_WORK INSTRUCTIONS_
Set down each line of the material that follows, exactly, with no pictures.

_STORED DATA_
#####
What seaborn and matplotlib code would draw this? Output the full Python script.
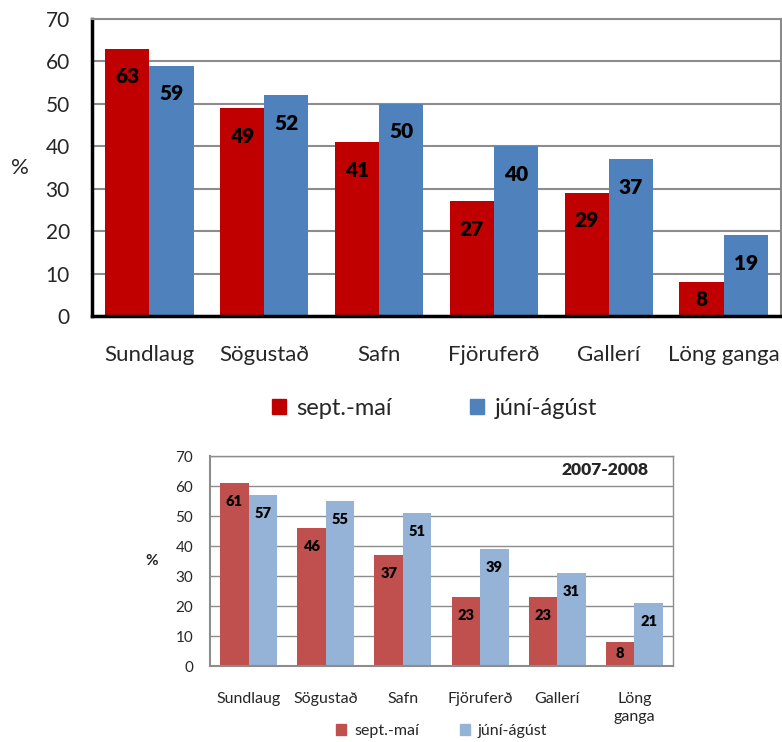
import numpy as np
import pandas as pd
import matplotlib
matplotlib.use("Agg")
import matplotlib.pyplot as plt
import seaborn as sns

categories_top = ["Sundlaug", "Sögustað", "Safn", "Fjöruferð", "Gallerí", "Löng ganga"]
categories_bottom = ["Sundlaug", "Sögustað", "Safn", "Fjöruferð", "Gallerí", "Löng\nganga"]
series_names = ["sept.-maí", "júní-ágúst"]
top_sept_mai = [63, 49, 41, 27, 29, 8]
top_juni_agust = [59, 52, 50, 40, 37, 19]
bottom_sept_mai = [61, 46, 37, 23, 23, 8]
bottom_juni_agust = [57, 55, 51, 39, 31, 21]
y_ticks = [0, 10, 20, 30, 40, 50, 60, 70]
bottom_title = "2007-2008"

sns.set_style("white")
plt.rcParams["font.family"] = ["Lato", "DejaVu Sans"]

fig = plt.figure(figsize=(7.82, 7.42), dpi=100)


def make_df(cats, a, b):
    return pd.DataFrame({
        "cat": cats * 2,
        "serie": [series_names[0]] * len(cats) + [series_names[1]] * len(cats),
        "val": a + b,
    })


def draw(ax, cats, a, b, colors, width, axcolor, axlw, gridlw, tick_fs, tick_pad,
         cat_fs, val_fs, offset, pct_kw, cat_pad):
    df = make_df(cats, a, b)
    sns.barplot(data=df, x="cat", y="val", hue="serie", palette=colors, ax=ax,
                width=width, gap=0, saturation=1, edgecolor="none", legend=False)
    ax.set_ylim(0, 70)
    ax.set_xlim(-0.5, len(cats) - 0.5)
    ax.set_yticks(y_ticks)
    ax.set_yticklabels([str(t) for t in y_ticks], fontsize=tick_fs)
    ax.set_xticks(np.arange(-0.5, len(cats), 1.0))
    ax.set_xticklabels([])
    ax.set_xticks(np.arange(len(cats)), minor=True)
    ax.set_xticklabels(cats, minor=True, fontsize=cat_fs, linespacing=1.35)
    ax.tick_params(axis="x", which="minor", length=0, pad=cat_pad)
    ax.tick_params(axis="x", which="major", length=6, width=axlw * 0.7, color=axcolor, direction="out")
    ax.tick_params(axis="y", length=6, width=axlw * 0.7, color=axcolor, direction="out", pad=tick_pad)
    ax.yaxis.grid(True, color="#8c8c8c", linewidth=gridlw)
    ax.set_axisbelow(True)
    for s in ["left", "bottom"]:
        ax.spines[s].set_color(axcolor)
        ax.spines[s].set_linewidth(axlw)
    for s in ["top", "right"]:
        ax.spines[s].set_color("#8c8c8c")
        ax.spines[s].set_linewidth(gridlw)
        ax.spines[s].set_visible(True)
    ax.set_xlabel("")
    ax.set_ylabel("")
    for cont in ax.containers:
        for rect in cont:
            h = rect.get_height()
            x = rect.get_x() + rect.get_width() / 2
            y = h - min(offset, h / 2)
            ax.text(x, y, f"{h:.0f}", ha="center", va="center", fontsize=val_fs,
                    fontweight="heavy", color="black")
    ax.text(**pct_kw, transform=ax.transAxes)


# Top chart
ax1 = fig.add_axes([92 / 782, 1 - 316 / 742, (781 - 92) / 782, (316 - 19) / 742])
draw(ax1, categories_top, top_sept_mai, top_juni_agust, ["#C00000", "#4F81BD"],
     0.77, "black", 2.5, 1.5, 15, 10, 16, 15, 6.6,
     dict(x=-0.105, y=0.5, s="%", fontsize=16, ha="center", va="center"), 21)
leg1 = ax1.legend(handles=[plt.Rectangle((0, 0), 1, 1, color="#C00000"),
                           plt.Rectangle((0, 0), 1, 1, color="#4F81BD")],
                  labels=series_names, loc="center", bbox_to_anchor=(0.497, -0.31),
                  ncol=2, frameon=False, fontsize=17, handlelength=0.6,
                  handleheight=0.6, handletextpad=0.45, columnspacing=3.3)

# Bottom chart
ax2 = fig.add_axes([210 / 782, 1 - 666 / 742, (673 - 210) / 782, (666 - 456) / 742])
draw(ax2, categories_bottom, bottom_sept_mai, bottom_juni_agust, ["#C0504D", "#95B3D7"],
     0.74, "#8c8c8c", 1.5, 1.0, 11, 6, 11.5, 10.5, 6.3,
     dict(x=-0.125, y=0.5, s="%", fontsize=11, ha="center", va="center", fontweight="bold"), 19)
for lbl in ax2.get_xticklabels(minor=True):
    lbl.set_verticalalignment("top")
ax2.text(0.853, 0.935, bottom_title, transform=ax2.transAxes, ha="center", va="center",
         fontsize=12.5, fontweight="heavy")
leg2 = ax2.legend(handles=[plt.Rectangle((0, 0), 1, 1, color="#C0504D"),
                           plt.Rectangle((0, 0), 1, 1, color="#95B3D7")],
                  labels=series_names, loc="center", bbox_to_anchor=(0.5, -0.31),
                  ncol=2, frameon=False, fontsize=11.5, handlelength=0.65,
                  handleheight=0.65, handletextpad=0.5, columnspacing=2.55)

fig.savefig("out.png", dpi=100)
#####
_THE ANSWER_
What seaborn and matplotlib code would draw this? Output the full Python script.
import numpy as np
import pandas as pd
import matplotlib
matplotlib.use("Agg")
import matplotlib.pyplot as plt
import seaborn as sns

categories_top = ["Sundlaug", "Sögustað", "Safn", "Fjöruferð", "Gallerí", "Löng ganga"]
categories_bottom = ["Sundlaug", "Sögustað", "Safn", "Fjöruferð", "Gallerí", "Löng\nganga"]
series_names = ["sept.-maí", "júní-ágúst"]
top_sept_mai = [63, 49, 41, 27, 29, 8]
top_juni_agust = [59, 52, 50, 40, 37, 19]
bottom_sept_mai = [61, 46, 37, 23, 23, 8]
bottom_juni_agust = [57, 55, 51, 39, 31, 21]
y_ticks = [0, 10, 20, 30, 40, 50, 60, 70]
bottom_title = "2007-2008"

sns.set_style("white")
plt.rcParams["font.family"] = ["Lato", "DejaVu Sans"]

fig = plt.figure(figsize=(7.82, 7.42), dpi=100)


def make_df(cats, a, b):
    return pd.DataFrame({
        "cat": cats * 2,
        "serie": [series_names[0]] * len(cats) + [series_names[1]] * len(cats),
        "val": a + b,
    })


def draw(ax, cats, a, b, colors, width, axcolor, axlw, gridlw, tick_fs, tick_pad,
         cat_fs, val_fs, offset, pct_kw, cat_pad):
    df = make_df(cats, a, b)
    sns.barplot(data=df, x="cat", y="val", hue="serie", palette=colors, ax=ax,
                width=width, gap=0, saturation=1, edgecolor="none", legend=False)
    ax.set_ylim(0, 70)
    ax.set_xlim(-0.5, len(cats) - 0.5)
    ax.set_yticks(y_ticks)
    ax.set_yticklabels([str(t) for t in y_ticks], fontsize=tick_fs)
    ax.set_xticks(np.arange(-0.5, len(cats), 1.0))
    ax.set_xticklabels([])
    ax.set_xticks(np.arange(len(cats)), minor=True)
    ax.set_xticklabels(cats, minor=True, fontsize=cat_fs, linespacing=1.35)
    ax.tick_params(axis="x", which="minor", length=0, pad=cat_pad)
    ax.tick_params(axis="x", which="major", length=6, width=axlw * 0.7, color=axcolor, direction="out")
    ax.tick_params(axis="y", length=6, width=axlw * 0.7, color=axcolor, direction="out", pad=tick_pad)
    ax.yaxis.grid(True, color="#8c8c8c", linewidth=gridlw)
    ax.set_axisbelow(True)
    for s in ["left", "bottom"]:
        ax.spines[s].set_color(axcolor)
        ax.spines[s].set_linewidth(axlw)
    for s in ["top", "right"]:
        ax.spines[s].set_color("#8c8c8c")
        ax.spines[s].set_linewidth(gridlw)
        ax.spines[s].set_visible(True)
    ax.set_xlabel("")
    ax.set_ylabel("")
    for cont in ax.containers:
        for rect in cont:
            h = rect.get_height()
            x = rect.get_x() + rect.get_width() / 2
            y = h - min(offset, h / 2)
            ax.text(x, y, f"{h:.0f}", ha="center", va="center", fontsize=val_fs,
                    fontweight="heavy", color="black")
    ax.text(**pct_kw, transform=ax.transAxes)


# Top chart
ax1 = fig.add_axes([92 / 782, 1 - 316 / 742, (781 - 92) / 782, (316 - 19) / 742])
draw(ax1, categories_top, top_sept_mai, top_juni_agust, ["#C00000", "#4F81BD"],
     0.77, "black", 2.5, 1.5, 15, 10, 16, 15, 6.6,
     dict(x=-0.105, y=0.5, s="%", fontsize=16, ha="center", va="center"), 21)
leg1 = ax1.legend(handles=[plt.Rectangle((0, 0), 1, 1, color="#C00000"),
                           plt.Rectangle((0, 0), 1, 1, color="#4F81BD")],
                  labels=series_names, loc="center", bbox_to_anchor=(0.497, -0.31),
                  ncol=2, frameon=False, fontsize=17, handlelength=0.6,
                  handleheight=0.6, handletextpad=0.45, columnspacing=3.3)

# Bottom chart
ax2 = fig.add_axes([210 / 782, 1 - 666 / 742, (673 - 210) / 782, (666 - 456) / 742])
draw(ax2, categories_bottom, bottom_sept_mai, bottom_juni_agust, ["#C0504D", "#95B3D7"],
     0.74, "#8c8c8c", 1.5, 1.0, 11, 6, 11.5, 10.5, 6.3,
     dict(x=-0.125, y=0.5, s="%", fontsize=11, ha="center", va="center", fontweight="bold"), 19)
for lbl in ax2.get_xticklabels(minor=True):
    lbl.set_verticalalignment("top")
ax2.text(0.853, 0.935, bottom_title, transform=ax2.transAxes, ha="center", va="center",
         fontsize=12.5, fontweight="heavy")
leg2 = ax2.legend(handles=[plt.Rectangle((0, 0), 1, 1, color="#C0504D"),
                           plt.Rectangle((0, 0), 1, 1, color="#95B3D7")],
                  labels=series_names, loc="center", bbox_to_anchor=(0.5, -0.31),
                  ncol=2, frameon=False, fontsize=11.5, handlelength=0.65,
                  handleheight=0.65, handletextpad=0.5, columnspacing=2.55)

fig.savefig("out.png", dpi=100)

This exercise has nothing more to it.